Natural disasters and their impact on cooperation against a common enemy
Economics, Finance and Quantitative Analysis
We develop a simple game theoretic model to study the impact of a natural disaster on the coordination of defensive efforts by a target state (G) and an ally (A) in relation to the choice to stage an attack by a terrorist (T), to examine how the realization of a natural disaster can impact strategic choices in such a setting. We focus on “long term impacts” in which a natural disaster increases costs of defensive efforts for G. When costs for G are higher in this way, the optimal choice by A to provide assistance or not and the ultimate optimal choice by T to attack or not could be altered. For all possible parameter values, a unique Subgame Perfect Nash Equilibrium for the specified sequential move game is identified.

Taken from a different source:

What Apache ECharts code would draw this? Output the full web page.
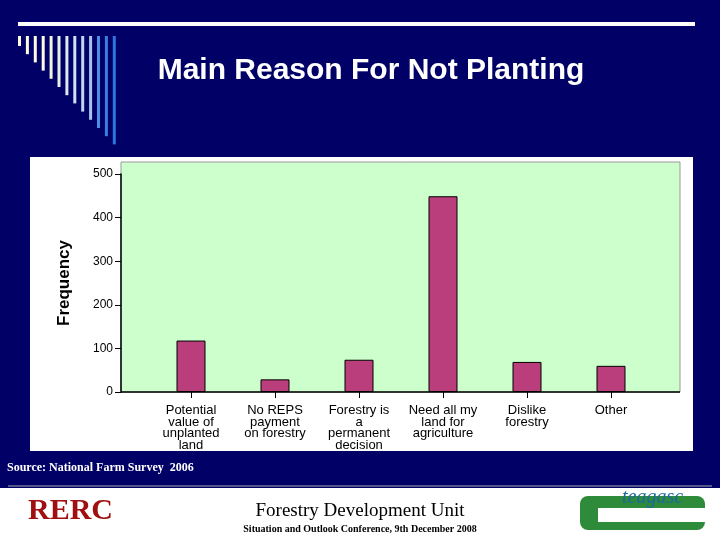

A comparative statics analysis is conducted to determine how the natural disaster could alter the equilibrium outcome with respect to: (i) whether A chooses to provide assistance or not and (ii) whether T chooses to stage an attack or not. We show that for a natural disaster of sufficiently small magnitude, we could possibly realize one of two distinct counter-intuitive outcomes in which a natural disaster leads to: (i) A not providing assistance which otherwise would have been provided or (ii) T not staging an attack which otherwise would have been staged. That is, after a natural disaster occurs, it could be that (i) the ally of the target of a potential terrorist attack is less likely to provide defensive support or (ii) a terrorist attack is less likely to be launched.